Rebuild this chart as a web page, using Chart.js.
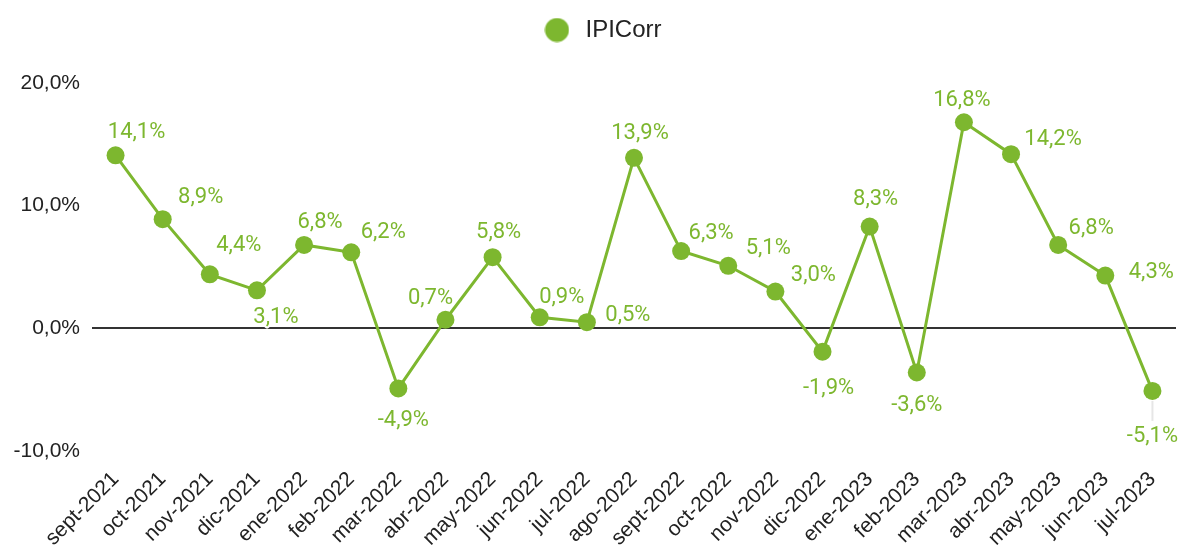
<!DOCTYPE html>
<html>
<head>
<meta charset="utf-8">
<script src="https://cdn.jsdelivr.net/npm/chart.js@4/dist/chart.umd.min.js"></script>
<style>
  html, body { margin: 0; padding: 0; background: #fff; }
  #wrap { width: 1178px; height: 545px; position: relative; }
</style>
</head>
<body>
<div id="wrap"><canvas id="ipiChart"></canvas></div>
<script>
const months = [
  "sept-2021", "oct-2021", "nov-2021", "dic-2021", "ene-2022", "feb-2022",
  "mar-2022", "abr-2022", "may-2022", "jun-2022", "jul-2022", "ago-2022",
  "sept-2022", "oct-2022", "nov-2022", "dic-2022", "ene-2023", "feb-2023",
  "mar-2023", "abr-2023", "may-2023", "jun-2023", "jul-2023"
];
const ipiCorr = [
  14.1, 8.9, 4.4, 3.1, 6.8, 6.2, -4.9, 0.7, 5.8, 0.9, 0.5, 13.9,
  6.3, 5.1, 3.0, -1.9, 8.3, -3.6, 16.8, 14.2, 6.8, 4.3, -5.1
];
const yTicks = [-10, 0, 10, 20];

// where each value label sits, relative to its point (px)
const labelOffsets = [
  [21, -23], [38, -22], [29, -29], [19, 27], [16, -22], [32, -20],
  [5, 32], [-15, -21], [6, -25], [22, -20], [41, -7], [6, -24],
  [30, -18], [40, -17], [38, -16], [6, 37], [6, -27], [0, 33],
  [-2, -22], [42, -15], [33, -16], [46, -3], [0, 46]
];

const green = "#7db72f";
const fmt = (v) => v.toFixed(1).replace(".", ",") + "%";

// legend marker: a plain circle drawn once on a small canvas
const dot = document.createElement("canvas");
dot.width = 25;
dot.height = 25;
const dctx = dot.getContext("2d");
dctx.fillStyle = green;
dctx.beginPath();
dctx.arc(12.5, 12.5, 12, 0, Math.PI * 2);
dctx.fill();

const valueLabels = {
  id: "valueLabels",
  afterDatasetsDraw(chart) {
    const ctx = chart.ctx;
    const pts = chart.getDatasetMeta(0).data;
    ctx.save();
    ctx.font = "22px Roboto";
    ctx.textAlign = "center";
    ctx.textBaseline = "middle";
    pts.forEach((p, i) => {
      const [dx, dy] = labelOffsets[i];
      if (Math.abs(dy) > 40) {
        ctx.strokeStyle = "#e6e6e6";
        ctx.lineWidth = 2;
        ctx.beginPath();
        ctx.moveTo(p.x, p.y + Math.sign(dy) * 10);
        ctx.lineTo(p.x + dx, p.y + dy - Math.sign(dy) * 16);
        ctx.stroke();
      }
      const txt = fmt(ipiCorr[i]);
      ctx.lineWidth = 4;
      ctx.lineJoin = "round";
      ctx.strokeStyle = "#fff";
      ctx.strokeText(txt, p.x + dx, p.y + dy);
      ctx.fillStyle = green;
      ctx.fillText(txt, p.x + dx, p.y + dy);
    });
    ctx.restore();
  },
};

// extra room under the legend, and nudge it a bit right
const legendGap = {
  id: "legendGap",
  beforeInit(chart) {
    const fit = chart.legend.fit;
    chart.legend.fit = function () {
      fit.bind(chart.legend)();
      this.height += 31;
    };
  },
  beforeDraw(chart) {
    chart.legend.left = 26;
  },
};

new Chart(document.getElementById("ipiChart"), {
  type: "line",
  data: {
    labels: months,
    datasets: [
      {
        label: "IPICorr",
        data: ipiCorr,
        borderColor: green,
        backgroundColor: green,
        borderWidth: 3,
        pointRadius: 9,
        pointHoverRadius: 9,
        pointBorderWidth: 0,
        tension: 0,
        clip: false,
      },
    ],
  },
  options: {
    responsive: true,
    maintainAspectRatio: false,
    animation: false,
    layout: { autoPadding: false, padding: { top: 8, right: 2, left: 0, bottom: 0 } },
    plugins: {
      legend: {
        position: "top",
        labels: {
          usePointStyle: true,
          pointStyle: dot,
          pointStyleWidth: 33,
          boxHeight: 17,
          color: "#222",
          font: { family: "'Liberation Sans', Arial", size: 24 },
        },
      },
      tooltip: { enabled: false },
    },
    scales: {
      x: {
        offset: true,
        grid: { display: false, drawTicks: true, tickLength: 16 },
        border: { display: false },
        ticks: {
          autoSkip: false,
          minRotation: 45,
          maxRotation: 45,
          padding: 0,
          color: "#222",
          font: { family: "'Liberation Sans', Arial", size: 21 },
        },
        afterFit(scale) {
          scale.height = 94;
          scale.paddingLeft = 0;
          scale.paddingRight = 0;
        },
      },
      y: {
        min: -10,
        max: 20,
        afterBuildTicks(scale) {
          scale.ticks = yTicks.map((v) => ({ value: v }));
        },
        grid: {
          drawTicks: false,
          color: (c) => (c.tick && c.tick.value === 0 ? "#333" : "rgba(0,0,0,0)"),
          lineWidth: (c) => (c.tick && c.tick.value === 0 ? 2 : 0),
        },
        border: { display: false },
        ticks: {
          padding: 12,
          color: "#222",
          font: { family: "'Liberation Sans', Arial", size: 21 },
          callback: (v) => fmt(v),
        },
        afterFit(scale) {
          scale.width = 92;
        },
      },
    },
  },
  plugins: [valueLabels, legendGap],
});
</script>
</body>
</html>
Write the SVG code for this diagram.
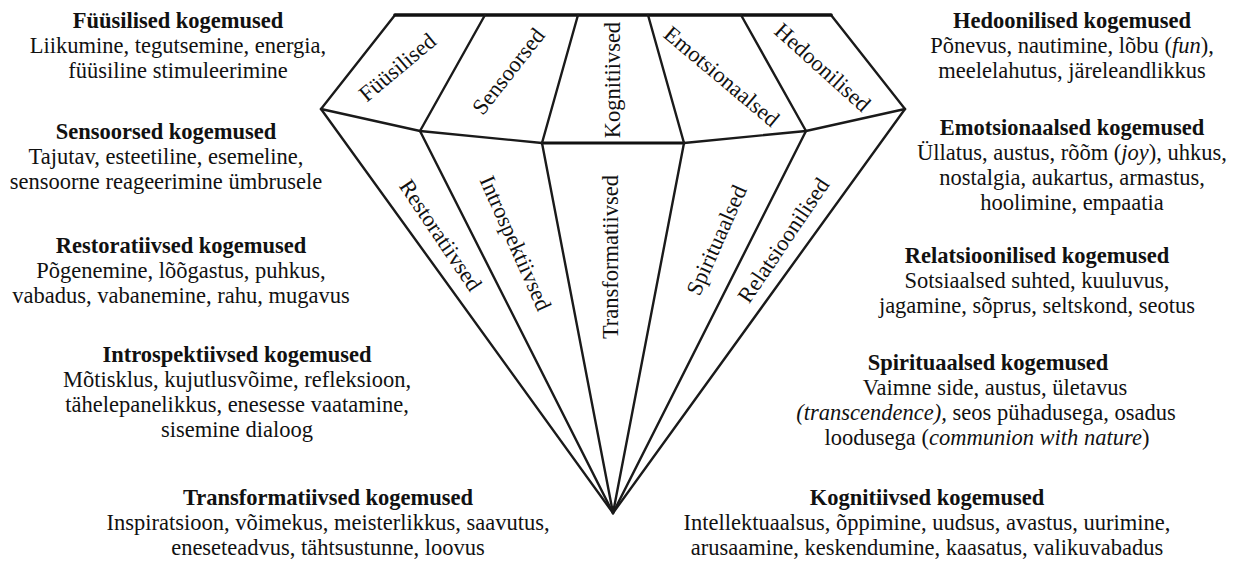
<svg xmlns="http://www.w3.org/2000/svg" width="1240" height="562" viewBox="0 0 1240 562">
<style>
  text { font-family: 'Liberation Serif', Tinos, 'Times New Roman', 'DejaVu Serif', 'Noto Serif', serif; font-size: 22.5px; fill: #111; }
  .blk text { text-anchor: middle; }
  .hd { font-weight: bold; }
  .it { font-style: italic; }
  .lbl { text-anchor: middle; }
  .edge { fill: none; stroke: #1a1a1a; stroke-width: 2.4; stroke-linejoin: miter; stroke-linecap: round; }
  .thick { fill: none; stroke: #111; stroke-width: 3.6; stroke-linecap: round; }
</style>
<rect width="1240" height="562" fill="#fff"/>

<g id="connectors">
  <path class="edge" d="M395,15 L321,109 L613,513 L905,109 L831,15"/>
  <line class="thick" x1="395" y1="15" x2="831" y2="15"/>
  <path class="edge" d="M321,109 L420,131 L542,143"/>
  <path class="edge" d="M684,143 L806,131 L905,109"/>
  <line class="thick" x1="542" y1="143" x2="684" y2="143" style="stroke-width:3"/>
  <line class="edge" x1="485" y1="15" x2="420" y2="131"/>
  <line class="edge" x1="578" y1="15" x2="542" y2="143"/>
  <line class="edge" x1="648" y1="15" x2="684" y2="143"/>
  <line class="edge" x1="741" y1="15" x2="806" y2="131"/>
  <line class="edge" x1="420" y1="131" x2="613" y2="513"/>
  <line class="edge" x1="542" y1="143" x2="613" y2="513"/>
  <line class="edge" x1="684" y1="143" x2="613" y2="513"/>
  <line class="edge" x1="806" y1="131" x2="613" y2="513"/>
</g>

<g id="facet-fyysilised"><text class="lbl" transform="translate(397,67) rotate(-40)" y="8">Füüsilised</text></g>
<g id="facet-sensoorsed"><text class="lbl" transform="translate(508,71) rotate(-52)" y="8">Sensoorsed</text></g>
<g id="facet-kognitiivsed"><text class="lbl" transform="translate(612,80) rotate(-90)" y="8">Kognitiivsed</text></g>
<g id="facet-emotsionaalsed"><text class="lbl" transform="translate(722,76) rotate(40)" y="8">Emotsionaalsed</text></g>
<g id="facet-hedoonilised"><text class="lbl" transform="translate(823,67) rotate(42)" y="8">Hedoonilised</text></g>
<g id="facet-restoratiivsed"><text class="lbl" transform="translate(441,235) rotate(56)" y="8">Restoratiivsed</text></g>
<g id="facet-introspektiivsed"><text class="lbl" transform="translate(516,243) rotate(66)" y="8">Introspektiivsed</text></g>
<g id="facet-transformatiivsed"><text class="lbl" transform="translate(610,257) rotate(-90)" y="8">Transformatiivsed</text></g>
<g id="facet-spirituaalsed"><text class="lbl" transform="translate(716,240) rotate(-66)" y="8">Spirituaalsed</text></g>
<g id="facet-relatsioonilised"><text class="lbl" transform="translate(783,240) rotate(-56)" y="8">Relatsioonilised</text></g>

<g id="blk-fyysilised" class="blk">
  <text class="hd" x="178" y="28">Füüsilised kogemused</text>
  <text x="178" y="53">Liikumine, tegutsemine, energia,</text>
  <text x="178" y="78">füüsiline stimuleerimine</text>
</g>
<g id="blk-sensoorsed" class="blk">
  <text class="hd" x="166" y="139">Sensoorsed kogemused</text>
  <text x="166" y="164">Tajutav, esteetiline, esemeline,</text>
  <text x="166" y="189">sensoorne reageerimine ümbrusele</text>
</g>
<g id="blk-restoratiivsed" class="blk">
  <text class="hd" x="181" y="253">Restoratiivsed kogemused</text>
  <text x="181" y="278">Põgenemine, lõõgastus, puhkus,</text>
  <text x="181" y="303">vabadus, vabanemine, rahu, mugavus</text>
</g>
<g id="blk-introspektiivsed" class="blk">
  <text class="hd" x="237" y="362">Introspektiivsed kogemused</text>
  <text x="237" y="387">Mõtisklus, kujutlusvõime, refleksioon,</text>
  <text x="237" y="412">tähelepanelikkus, enesesse vaatamine,</text>
  <text x="237" y="437">sisemine dialoog</text>
</g>
<g id="blk-transformatiivsed" class="blk">
  <text class="hd" x="328" y="505">Transformatiivsed kogemused</text>
  <text x="328" y="530">Inspiratsioon, võimekus, meisterlikkus, saavutus,</text>
  <text x="328" y="555">eneseteadvus, tähtsustunne, loovus</text>
</g>

<g id="blk-hedoonilised" class="blk">
  <text class="hd" x="1072" y="28">Hedoonilised kogemused</text>
  <text x="1072" y="53">Põnevus, nautimine, lõbu (<tspan class="it">fun</tspan>),</text>
  <text x="1072" y="78">meelelahutus, järeleandlikkus</text>
</g>
<g id="blk-emotsionaalsed" class="blk">
  <text class="hd" x="1072" y="135">Emotsionaalsed kogemused</text>
  <text x="1072" y="160">Üllatus, austus, rõõm (<tspan class="it">joy</tspan>), uhkus,</text>
  <text x="1072" y="185">nostalgia, aukartus, armastus,</text>
  <text x="1072" y="210">hoolimine, empaatia</text>
</g>
<g id="blk-relatsioonilised" class="blk">
  <text class="hd" x="1037" y="263">Relatsioonilised kogemused</text>
  <text x="1037" y="288">Sotsiaalsed suhted, kuuluvus,</text>
  <text x="1037" y="313">jagamine, sõprus, seltskond, seotus</text>
</g>
<g id="blk-spirituaalsed" class="blk">
  <text class="hd" x="988" y="370">Spirituaalsed kogemused</text>
  <text x="995" y="395">Vaimne side, austus, ületavus</text>
  <text x="986" y="420"><tspan class="it">(transcendence),</tspan> seos pühadusega, osadus</text>
  <text x="987" y="445">loodusega (<tspan class="it">communion with nature</tspan>)</text>
</g>
<g id="blk-kognitiivsed" class="blk">
  <text class="hd" x="927" y="505">Kognitiivsed kogemused</text>
  <text x="927" y="530">Intellektuaalsus, õppimine, uudsus, avastus, uurimine,</text>
  <text x="927" y="555">arusaamine, keskendumine, kaasatus, valikuvabadus</text>
</g>
</svg>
★ ★ ★ ★ ★ ★ ★
The exercise>
Copy out every line of the listing that includes the string "this".

The completed task>
Rebuild this chart as a web page, using Chart.js.
      this.height += 31;
Write the SVG code for this diagram.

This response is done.